‘Queen’s Six’ bring royal treatment

‘Queen’s Six’ bring royal treatmentBy BRIAN COSNER

News Review Staff Writer

All the way from Windsor Castle in Merry England, the “Queen’s Six” male a cappella group gave a performance Monday, Oct. 22, at Burroughs High School that was perhaps the best I’ve ever heard on the Parker Performing Arts Center stage.

The group of six charming and dapper gentlemen were the Indian Wells Valley Concert Association's second performance of its latest season. The association would do well to bring the singers back for those who missed it. And for all of those who did not attend, you certainly missed something special.

When bass Simon Whiteley struck his A440 tuning fork, hummed a starting pitch and the group began singing – the first thing I noticed was that it was six singers vs. a 600-seat auditorium with nothing but a single mic placed maybe 10-15 feet away from them. What followed was nothing short of extraordinary.

Six voices became one symphony of rich, emotional, perfectly blended harmonies, with each song as unrelentingly beautiful as the one before. If the lonely mic was picking up their voices at all, it did nothing to impair the purity of their tones or the expression of their voices.

The first part of the concert, called “Royal Windsor: Then and Now,” featured early madrigals and spirituals of Thomas Morley, William Byrd and Thomas Tallis with some arrangements commissioned specifically for the Queen’s Six.

All the singers hail from the choir of St.

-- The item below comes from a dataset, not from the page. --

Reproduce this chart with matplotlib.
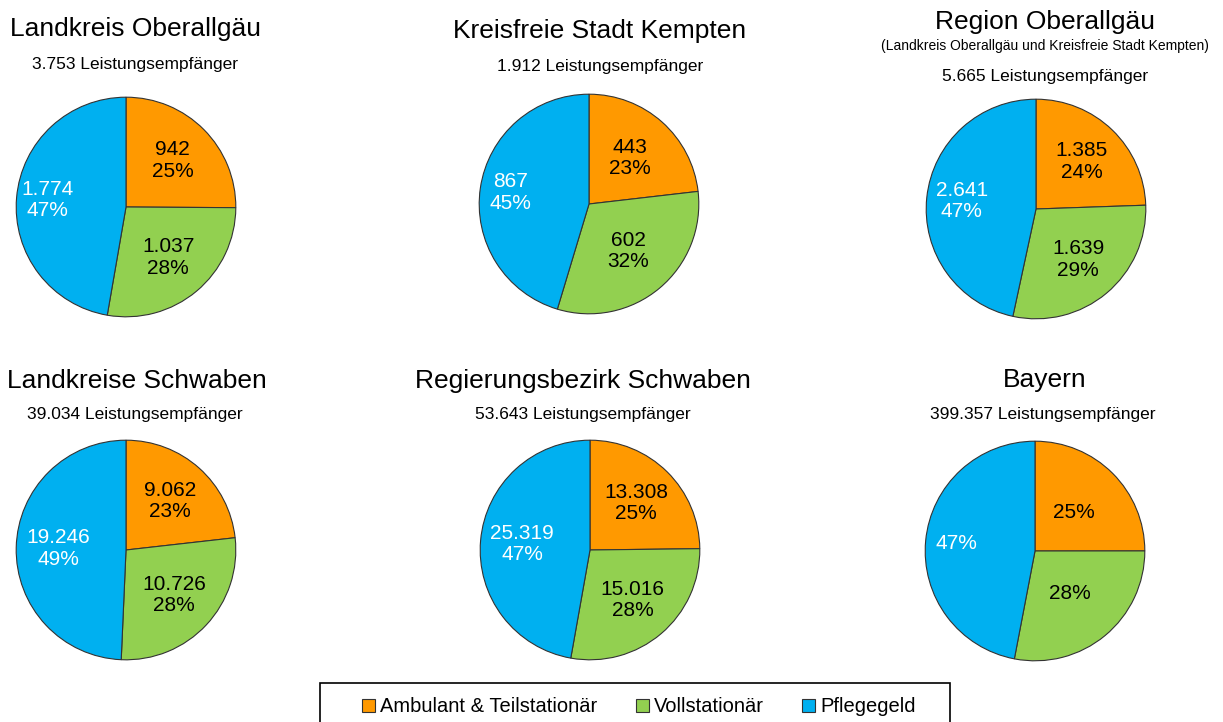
import matplotlib
matplotlib.use("Agg")
import matplotlib.pyplot as plt
from matplotlib.patches import Patch, Rectangle
import numpy as np

plt.rcParams["font.family"] = ["Liberation Sans", "DejaVu Sans"]

W, H = 1223, 722

categories = ["Ambulant & Teilstationär", "Vollstationär", "Pflegegeld"]
colors = ["#FF9900", "#92D050", "#00B0F0"]

titles = ["Landkreis Oberallgäu", "Kreisfreie Stadt Kempten", "Region Oberallgäu",
          "Landkreise Schwaben", "Regierungsbezirk Schwaben", "Bayern"]
totals = ["3.753", "1.912", "5.665", "39.034", "53.643", "399.357"]

ambulant = [942, 443, 1385, 9062, 13308, 99800]
vollstationaer = [1037, 602, 1639, 10726, 15016, 111900]
pflegegeld = [1774, 867, 2641, 19246, 25319, 187657]

pct_ambulant = [25, 23, 24, 23, 25, 25]
pct_voll = [28, 32, 29, 28, 28, 28]
pct_pflege = [47, 45, 47, 49, 47, 47]

show_counts = [True, True, True, True, True, False]


def fmt(n):
    return f"{n:,}".replace(",", ".")


# layout in pixels: pie centres, title positions
centers = [(126, 207), (589, 204), (1036, 209), (126, 550), (590, 550), (1035, 551)]
radius = 112
title_pos = [(136, 29), (600, 31), (1045, 22), (137, 381), (583, 381), (1045, 380)]
sub_pos = [(135, 64), (600, 66), (1045, 77), (135, 415), (583, 415), (1043, 415)]
# label distance (fraction of radius) per pie: [orange/green, blue]
label_r = [(0.6, 0.72), (0.56, 0.72), (0.6, 0.68), (0.6, 0.62), (0.6, 0.62), (0.5, 0.72)]

fig = plt.figure(figsize=(W / 100, H / 100), dpi=100)

for i in range(6):
    cx, cy = centers[i]
    ax = fig.add_axes([(cx - radius) / W, 1 - (cy + radius) / H, 2 * radius / W, 2 * radius / H])
    vals = [ambulant[i], vollstationaer[i], pflegegeld[i]]
    pcts = [pct_ambulant[i], pct_voll[i], pct_pflege[i]]
    wedges, _ = ax.pie(vals, colors=colors, startangle=90, counterclock=False,
                       wedgeprops=dict(edgecolor="#333333", linewidth=0.8))
    for j, w in enumerate(wedges):
        ang = np.deg2rad((w.theta1 + w.theta2) / 2)
        r = label_r[i][1] if j == 2 else label_r[i][0]
        x, y = r * np.cos(ang), r * np.sin(ang)
        txt = f"{fmt(vals[j])}\n{pcts[j]}%" if show_counts[i] else f"{pcts[j]}%"
        ax.text(x, y, txt, ha="center", va="center", fontsize=15,
                color="white" if j == 2 else "black", linespacing=1.15)
    ax.set_xlim(-1.02, 1.02)
    ax.set_ylim(-1.02, 1.02)
    ax.set_aspect("equal")
    ax.axis("off")

    tx, ty = title_pos[i]
    fig.text(tx / W, 1 - ty / H, titles[i], ha="center", va="center", fontsize=19)
    sx, sy = sub_pos[i]
    fig.text(sx / W, 1 - sy / H, f"{totals[i]} Leistungsempfänger", ha="center", va="center", fontsize=12.5)

fig.text(1045 / W, 1 - 46 / H, "(Landkreis Oberallgäu und Kreisfreie Stadt Kempten)",
         ha="center", va="center", fontsize=10)

# legend frame drawn separately (runs off the bottom edge like the original)
fig.patches.append(Rectangle((320 / W, -0.05), 630 / W, 0.05 + (722 - 683) / H,
                             transform=fig.transFigure, facecolor="white",
                             edgecolor="black", linewidth=1.2, zorder=0))
handles = [Patch(facecolor=c, edgecolor="#333333", linewidth=0.8) for c in colors]
leg = fig.legend(handles, categories, loc="center", bbox_to_anchor=(639 / W, 1 - 707 / H),
                 ncol=3, fontsize=14.5, frameon=False, handlelength=0.65,
                 handleheight=0.65, handletextpad=0.25, columnspacing=1.9)

fig.savefig("out.png", dpi=100)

George’s Chapel at Windsor Castle, where they regularly perform church services and private and state occasions — often before the English royal family.

Joining Whiteley were countertenors Dan Brittain, and Tim Carleston, tenors Nick Madden and Dom Bland and Andrew Thompson, who they all both admiringly and begrudgingly referred to as their “Star Baritone.”

After intermission, the singers segued into several upbeat traditional English folk songs followed by more modern jazz and pop songs including Irving Berlin’s “Blue Skies” and Michael Jackson’s “Thriller.”

After hearing it was an audience member’s birthday, the singers also launched into what was probably the most beautiful rendition of “Happy Birthday” that I will ever hear.

The Six’s take on 20th-century popular music was perfectly (and often hilariously) sung, but for me, didn’t hold a candle to their mastery of Renaissance madrigals and traditional choral music. I only had enough cash on me to buy one of their CDs on the way out, but I would leap at the opportunity to hear the group perform live again.

The IWVCA has six more performances scheduled for the 2018-19 season, the next being Kenny Metcalf, a tribute to Elton John’s early years on Thursday, Nov. 15, at the Parker PAC. For more information, visit iwvca.tripod.com.

IWVCA President Julius Botelho also encourages the community to visit the site to find out what’s new about the organization that has been providing entertainment for more than 70 years. The association is offering a ride-sharing program this year for concert goers who are looking for rides and willing to offer them.